Where they're from: These little black pods come from the flowering cumaru (also spelled kumaru) tree, a plant found in Central and South American that belongs to the pea family. Like many foods that showcase a deep and unique flavor, the tonka bean has a bit of mysticism surrounding it. For centuries, pagans and followers of the occult have believed this one-inch legume can help cure depression and, if a ritual is performed properly, grant you your deepest wish. However, these magical properties are not why tonkas are banned in the States. Turns out they contain coumarin, a naturally occurring chemical that can cause liver problems when taken in high doses. Specifically, more than you can probably eat — or would want to eat — at a time. Sadly, because of this, the legumes have been on the FDA's no-no list since 1954, which is ironic given that coumarin has also been found in non-illegal foods, including cinnamon, lavender and licorice. Of course, like many things in the States, you can find them at some specialty shops (like Kalustyans in New York City) and online.
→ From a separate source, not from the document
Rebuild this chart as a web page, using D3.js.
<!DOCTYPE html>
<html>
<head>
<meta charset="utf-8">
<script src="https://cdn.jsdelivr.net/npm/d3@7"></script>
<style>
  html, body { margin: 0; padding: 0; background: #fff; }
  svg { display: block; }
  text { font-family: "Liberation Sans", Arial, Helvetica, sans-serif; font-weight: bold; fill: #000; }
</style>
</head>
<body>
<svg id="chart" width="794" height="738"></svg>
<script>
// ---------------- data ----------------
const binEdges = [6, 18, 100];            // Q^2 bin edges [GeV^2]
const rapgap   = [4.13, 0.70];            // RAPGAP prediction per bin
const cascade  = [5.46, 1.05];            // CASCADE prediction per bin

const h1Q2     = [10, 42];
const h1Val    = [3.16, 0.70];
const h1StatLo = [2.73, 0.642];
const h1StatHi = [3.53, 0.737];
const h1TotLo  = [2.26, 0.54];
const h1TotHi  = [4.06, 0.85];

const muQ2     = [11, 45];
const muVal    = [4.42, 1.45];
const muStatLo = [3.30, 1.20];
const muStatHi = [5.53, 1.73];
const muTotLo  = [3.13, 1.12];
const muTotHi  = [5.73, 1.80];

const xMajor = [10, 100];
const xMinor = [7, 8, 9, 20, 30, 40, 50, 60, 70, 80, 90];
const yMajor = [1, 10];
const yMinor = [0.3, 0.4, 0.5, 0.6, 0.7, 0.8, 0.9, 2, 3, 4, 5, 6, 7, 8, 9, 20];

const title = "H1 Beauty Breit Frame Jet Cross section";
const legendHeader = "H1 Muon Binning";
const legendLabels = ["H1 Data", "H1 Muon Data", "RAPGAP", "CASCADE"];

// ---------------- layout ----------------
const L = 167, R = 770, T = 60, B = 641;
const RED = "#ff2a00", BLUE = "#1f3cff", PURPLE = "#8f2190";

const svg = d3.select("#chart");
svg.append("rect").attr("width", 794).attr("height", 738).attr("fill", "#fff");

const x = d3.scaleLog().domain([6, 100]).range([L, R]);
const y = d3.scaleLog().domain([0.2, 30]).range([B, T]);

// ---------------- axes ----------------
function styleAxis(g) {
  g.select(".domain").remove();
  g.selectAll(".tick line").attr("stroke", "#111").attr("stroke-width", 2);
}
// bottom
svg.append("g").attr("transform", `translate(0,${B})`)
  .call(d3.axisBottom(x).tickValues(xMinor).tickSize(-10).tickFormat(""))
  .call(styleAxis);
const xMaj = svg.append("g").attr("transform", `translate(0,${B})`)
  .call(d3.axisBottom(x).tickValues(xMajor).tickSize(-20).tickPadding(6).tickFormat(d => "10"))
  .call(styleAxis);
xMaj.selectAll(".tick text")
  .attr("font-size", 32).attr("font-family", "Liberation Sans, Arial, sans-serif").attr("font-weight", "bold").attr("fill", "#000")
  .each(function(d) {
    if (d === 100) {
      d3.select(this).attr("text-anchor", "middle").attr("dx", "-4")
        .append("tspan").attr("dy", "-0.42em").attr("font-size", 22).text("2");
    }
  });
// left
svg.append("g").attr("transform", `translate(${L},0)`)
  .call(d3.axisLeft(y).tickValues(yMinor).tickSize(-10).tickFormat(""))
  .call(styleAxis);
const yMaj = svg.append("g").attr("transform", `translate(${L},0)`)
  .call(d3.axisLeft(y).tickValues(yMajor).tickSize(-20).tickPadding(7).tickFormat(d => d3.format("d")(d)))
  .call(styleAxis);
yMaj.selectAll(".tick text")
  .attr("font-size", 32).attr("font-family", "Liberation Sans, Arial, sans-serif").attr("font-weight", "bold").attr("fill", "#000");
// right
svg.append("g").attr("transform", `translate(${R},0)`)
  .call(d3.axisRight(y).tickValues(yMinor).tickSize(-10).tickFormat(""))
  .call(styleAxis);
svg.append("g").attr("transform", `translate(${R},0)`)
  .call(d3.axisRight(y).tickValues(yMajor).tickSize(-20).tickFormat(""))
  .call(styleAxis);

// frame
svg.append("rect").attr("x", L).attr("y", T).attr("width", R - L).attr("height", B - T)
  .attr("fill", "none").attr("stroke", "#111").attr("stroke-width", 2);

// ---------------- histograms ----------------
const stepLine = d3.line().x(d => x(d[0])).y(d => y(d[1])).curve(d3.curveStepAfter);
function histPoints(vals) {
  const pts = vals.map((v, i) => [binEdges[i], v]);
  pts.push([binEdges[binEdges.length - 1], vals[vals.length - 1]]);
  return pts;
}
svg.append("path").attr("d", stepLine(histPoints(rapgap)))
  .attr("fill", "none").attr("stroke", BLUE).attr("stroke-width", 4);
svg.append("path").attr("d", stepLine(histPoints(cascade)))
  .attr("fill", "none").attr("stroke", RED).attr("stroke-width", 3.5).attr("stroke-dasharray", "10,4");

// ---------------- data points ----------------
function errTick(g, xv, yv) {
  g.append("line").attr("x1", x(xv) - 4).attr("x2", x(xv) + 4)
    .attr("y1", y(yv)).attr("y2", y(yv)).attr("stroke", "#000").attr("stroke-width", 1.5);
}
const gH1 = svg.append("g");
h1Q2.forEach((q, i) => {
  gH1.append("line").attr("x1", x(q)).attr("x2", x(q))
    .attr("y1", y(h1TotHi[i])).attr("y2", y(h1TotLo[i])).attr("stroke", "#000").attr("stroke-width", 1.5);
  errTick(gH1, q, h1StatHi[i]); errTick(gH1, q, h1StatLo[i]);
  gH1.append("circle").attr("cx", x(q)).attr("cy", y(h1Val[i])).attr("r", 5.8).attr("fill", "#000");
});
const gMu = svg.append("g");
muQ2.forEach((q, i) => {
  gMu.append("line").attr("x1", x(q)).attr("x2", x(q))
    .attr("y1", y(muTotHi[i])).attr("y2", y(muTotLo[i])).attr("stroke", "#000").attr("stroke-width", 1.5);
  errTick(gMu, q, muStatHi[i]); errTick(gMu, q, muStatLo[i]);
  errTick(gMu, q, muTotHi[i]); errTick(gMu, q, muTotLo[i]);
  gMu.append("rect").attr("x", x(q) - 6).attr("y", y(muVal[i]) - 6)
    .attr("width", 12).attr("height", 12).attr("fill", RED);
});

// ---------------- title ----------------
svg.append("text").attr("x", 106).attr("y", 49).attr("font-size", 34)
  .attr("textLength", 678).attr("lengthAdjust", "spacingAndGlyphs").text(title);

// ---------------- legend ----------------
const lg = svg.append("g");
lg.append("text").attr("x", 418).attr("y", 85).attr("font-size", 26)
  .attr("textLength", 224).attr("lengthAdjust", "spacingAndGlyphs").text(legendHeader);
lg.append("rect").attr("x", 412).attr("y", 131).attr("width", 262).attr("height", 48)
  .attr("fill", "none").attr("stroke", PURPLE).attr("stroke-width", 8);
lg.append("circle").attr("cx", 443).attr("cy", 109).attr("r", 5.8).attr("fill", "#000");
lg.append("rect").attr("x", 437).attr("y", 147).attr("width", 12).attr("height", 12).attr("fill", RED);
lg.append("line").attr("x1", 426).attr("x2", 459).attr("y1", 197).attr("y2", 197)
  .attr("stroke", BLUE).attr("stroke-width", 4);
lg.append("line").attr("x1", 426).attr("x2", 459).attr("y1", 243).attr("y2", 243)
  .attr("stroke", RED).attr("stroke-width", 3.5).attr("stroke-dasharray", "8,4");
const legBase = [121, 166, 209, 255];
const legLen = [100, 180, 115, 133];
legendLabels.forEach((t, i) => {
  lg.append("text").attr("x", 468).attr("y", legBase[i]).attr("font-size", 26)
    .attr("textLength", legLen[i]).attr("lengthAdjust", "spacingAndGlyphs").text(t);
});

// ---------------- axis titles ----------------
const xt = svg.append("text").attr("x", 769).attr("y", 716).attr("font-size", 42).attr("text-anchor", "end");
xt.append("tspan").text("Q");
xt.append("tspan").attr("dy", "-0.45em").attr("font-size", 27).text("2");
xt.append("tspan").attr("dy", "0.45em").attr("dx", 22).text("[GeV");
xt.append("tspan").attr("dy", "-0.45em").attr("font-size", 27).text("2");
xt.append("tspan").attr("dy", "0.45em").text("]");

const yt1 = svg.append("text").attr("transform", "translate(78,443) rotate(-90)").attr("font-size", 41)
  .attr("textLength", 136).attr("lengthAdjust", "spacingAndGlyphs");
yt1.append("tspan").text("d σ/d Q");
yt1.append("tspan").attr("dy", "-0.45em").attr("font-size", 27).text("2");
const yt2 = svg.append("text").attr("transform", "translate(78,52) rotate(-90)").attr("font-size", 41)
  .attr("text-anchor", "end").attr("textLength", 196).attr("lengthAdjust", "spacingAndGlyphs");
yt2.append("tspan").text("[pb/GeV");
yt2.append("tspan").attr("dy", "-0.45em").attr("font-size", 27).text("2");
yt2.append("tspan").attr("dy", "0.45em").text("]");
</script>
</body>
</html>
When they're in season: Because you don't buy these fresh, or legally at all in the States, consumers don't have to follow the season of the tonka, which is June and July in the major growing areas of Venezuela, Colombia and Brazil. Here in the U.S., we see them dried and treated as any other bean.

What to look for: The majority of tonka beans are about one inch long, dark brown to black, and shriveled up like a piece of dried fruit. They shouldn't look ashy or crumbly, and if the opportunity arises, buy ones that are firm and dark.
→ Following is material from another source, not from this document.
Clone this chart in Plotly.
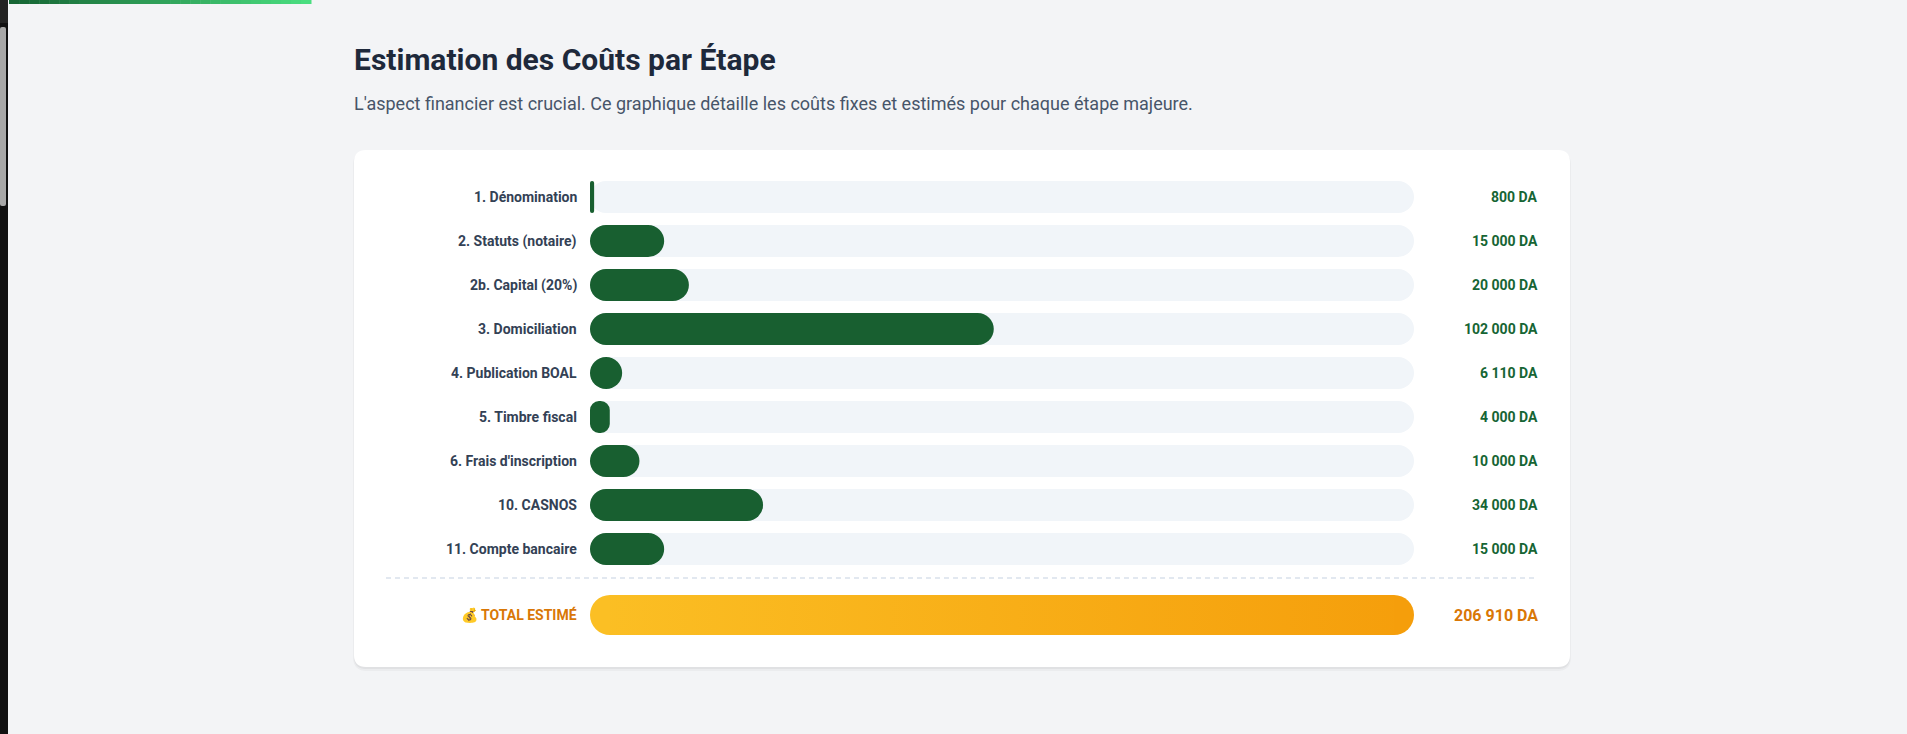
import plotly.graph_objects as go

# DATA
steps = ["1. Dénomination", "2. Statuts (notaire)", "2b. Capital (20%)", "3. Domiciliation",
         "4. Publication BOAL", "5. Timbre fiscal", "6. Frais d'inscription", "10. CASNOS",
         "11. Compte bancaire"]
costs = [800, 15000, 20000, 102000, 6110, 4000, 10000, 34000, 15000]
# how much of each track the green bar fills (%), as drawn in the reference
fill_pct = [0.5, 9, 12, 49, 3.9, 2.4, 6, 21, 9]
total_label = "💰 TOTAL ESTIMÉ"
total_pct = 100

title = "Estimation des Coûts par Étape"
subtitle = ("L'aspect financier est crucial. Ce graphique détaille les coûts fixes "
            "et estimés pour chaque étape majeure.")


def da(v):
    return "{:,}".format(v).replace(",", " ") + " DA"


total = sum(costs)

# CONFIG (pixels of the 1907x734 page)
W, H = 1907, 734
PL, PR, PT, PB = 590, 1414, 175, 641
ROW = 44
GREEN = "#185f30"
TRACK = "#f1f5f9"


def px(x):
    return (x - PL) / (PR - PL)


def py(y):
    return 1 - (y - PT) / (PB - PT)


def rounded(x0, y0, x1, y1, r):
    return (f"M {px(x0 + r)},{py(y0)} L {px(x1 - r)},{py(y0)} Q {px(x1)},{py(y0)} {px(x1)},{py(y0 + r)} "
            f"L {px(x1)},{py(y1 - r)} Q {px(x1)},{py(y1)} {px(x1 - r)},{py(y1)} "
            f"L {px(x0 + r)},{py(y1)} Q {px(x0)},{py(y1)} {px(x0)},{py(y1 - r)} "
            f"L {px(x0)},{py(y0 + r)} Q {px(x0)},{py(y0)} {px(x0 + r)},{py(y0)} Z")


n = len(steps)
ypos = list(range(n))
ytot = n + 0.5
bw = 32 / ROW
tw = 40 / ROW

fig = go.Figure()


def pill(y, lengths, color, width, radius):
    # explicit base -> plotly rounds both ends
    fig.add_trace(go.Bar(y=y, x=lengths, base=[0] * len(lengths),
                         orientation="h", width=width, marker=dict(color=color, cornerradius=radius, line_width=0),
                         hoverinfo="skip", showlegend=False))


pill(ypos, [100] * n, TRACK, bw, 16)
pill(ypos, fill_pct, GREEN, bw, 16)

# total bar: rounded ends + gradient body
fig.add_trace(go.Bar(y=[ytot], x=[total_pct / 2], base=[total_pct / 2], orientation="h", width=tw,
                     marker=dict(color="#f59e0b", cornerradius=20, line_width=0),
                     hoverinfo="skip", showlegend=False))
fig.add_trace(go.Bar(y=[ytot], x=[total_pct * 0.55], base=[0], orientation="h", width=tw,
                     marker=dict(color="#fbbf24", cornerradius=20, line_width=0),
                     hoverinfo="skip", showlegend=False))
ru = 20 / (PR - PL) * 100
fig.add_trace(go.Scatter(
    x=[ru, total_pct - ru, total_pct - ru, ru, ru],
    y=[ytot - tw / 2, ytot - tw / 2, ytot + tw / 2, ytot + tw / 2, ytot - tw / 2],
    mode="lines", line=dict(width=0), fill="toself",
    fillgradient=dict(type="horizontal", colorscale=[[0, "#fbbf24"], [1, "#f59e0b"]], start=0, stop=total_pct),
    hoverinfo="skip", showlegend=False))

shapes = []
# browser edge + scrollbar
shapes.append(dict(type="rect", xref="paper", yref="paper", x0=px(0), x1=px(8), y0=py(0), y1=py(H),
                   fillcolor="#111111", line_width=0, layer="below"))
shapes.append(dict(type="rect", xref="paper", yref="paper", x0=px(0), x1=px(8), y0=py(0), y1=py(23),
                   fillcolor="#232323", line_width=0, layer="below"))
shapes.append(dict(type="path", xref="paper", yref="paper", path=rounded(0, 27, 6, 206, 2),
                   fillcolor="#a8a8a8", line_width=0, layer="below"))
# top progress bar
seg = 30
for i in range(seg):
    t = i / (seg - 1)
    c = tuple(int(a + (b - a) * t) for a, b in zip((22, 101, 52), (74, 222, 128)))
    shapes.append(dict(type="rect", xref="paper", yref="paper",
                       x0=px(9 + (311 - 9) * i / seg), x1=px(9 + (311 - 9) * (i + 1) / seg + 0.5),
                       y0=py(0), y1=py(4), fillcolor="rgb(%d,%d,%d)" % c, line_width=0, layer="below"))
# card with soft shadow
shapes.append(dict(type="path", xref="paper", yref="paper", path=rounded(353, 151, 1571, 671, 14),
                   fillcolor="rgba(15,23,42,0.035)", line_width=0, layer="below"))
shapes.append(dict(type="path", xref="paper", yref="paper", path=rounded(354, 151, 1570, 669, 12),
                   fillcolor="rgba(15,23,42,0.05)", line_width=0, layer="below"))
shapes.append(dict(type="path", xref="paper", yref="paper", path=rounded(354, 150, 1570, 667, 12),
                   fillcolor="white", line_width=0, layer="below"))
# dashed separator
shapes.append(dict(type="line", xref="paper", yref="paper", x0=px(386), x1=px(1538), y0=py(578), y1=py(578),
                   line=dict(color="#e2e8f0", width=2, dash="5px,4px"), layer="below"))

ann = [
    dict(text=title, x=px(352), y=py(59.6), xref="paper", yref="paper", xanchor="left", yanchor="middle",
         showarrow=False, font=dict(family="Roboto", size=30, color="#1e293b", weight=700)),
    dict(text=subtitle, x=px(352), y=py(103), xref="paper", yref="paper", xanchor="left", yanchor="middle",
         showarrow=False, font=dict(family="Roboto", size=18, color="#475569")),
]
for y, s, v in zip(ypos, steps, costs):
    ann.append(dict(text=s, x=px(579), y=y, xref="paper", yref="y", xanchor="right", yanchor="middle",
                    showarrow=False, font=dict(family="Roboto", size=14, color="#334155", weight=700)))
    ann.append(dict(text=da(v), x=px(1540), y=y, xref="paper", yref="y", xanchor="right", yanchor="middle",
                    showarrow=False, font=dict(family="Roboto", size=14, color="#166534", weight=700)))
ann.append(dict(text=total_label, x=px(579), y=ytot, xref="paper", yref="y", xanchor="right", yanchor="middle",
                showarrow=False, font=dict(family="Roboto", size=14, color="#d97706", weight=700)))
ann.append(dict(text=da(total), x=px(1540), y=ytot, xref="paper", yref="y", xanchor="right", yanchor="middle",
                showarrow=False, font=dict(family="Roboto", size=16, color="#d97706", weight=700)))

fig.update_layout(
    width=W, height=H,
    margin=dict(l=PL, r=W - PR, t=PT, b=H - PB, pad=0),
    paper_bgcolor="#f3f4f6", plot_bgcolor="rgba(0,0,0,0)",
    barmode="overlay", showlegend=False,
    font=dict(family="Roboto"),
    shapes=shapes, annotations=ann,
    xaxis=dict(range=[0, 100], visible=False, fixedrange=True),
    yaxis=dict(range=[(PB - PT) / ROW - 0.5, -0.5], visible=False, fixedrange=True),
)

fig.write_html("out.html", config={"displayModeBar": False},
               post_script="document.body.style.margin='0';document.body.style.overflow='hidden';")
How to store them: Like other beans, you want to keep tonkas in cool, dry, dark places in an airtight container. They should last months, even years this way, though over time the flavor will mellow out, so it's best not to store them for too long.

How to prepare them: You will often see the tonka delicately shaved over dishes, a preparation that releases its pungent aroma and subtle flavor. Recently at a special dinner at New York City's Chefs Club, Minnesota-based chef Erik Anderson, formerly of the Catbird Seat in Nashville, surprised diners by incorporating tonka beans in a savory dish. "I use them for infusing stuff like cream," he says, describing a porridge he made from Danish rye bread, hickory nuts and truffle that was cooked in said cream. "Tonka beans are fantastic. You can use them in sweet or savory applications, and the flavor is like a cross between almond and vanilla."

Anderson has also used the legume to flavor ice cream and as a component of a gin fizz, and he once did a burned-sugar pudding using tonkas instead of the traditional vanilla. As far as whether these beans can replace vanilla in any recipe, the chef says, "You can try it. I don't see why it would hurt it."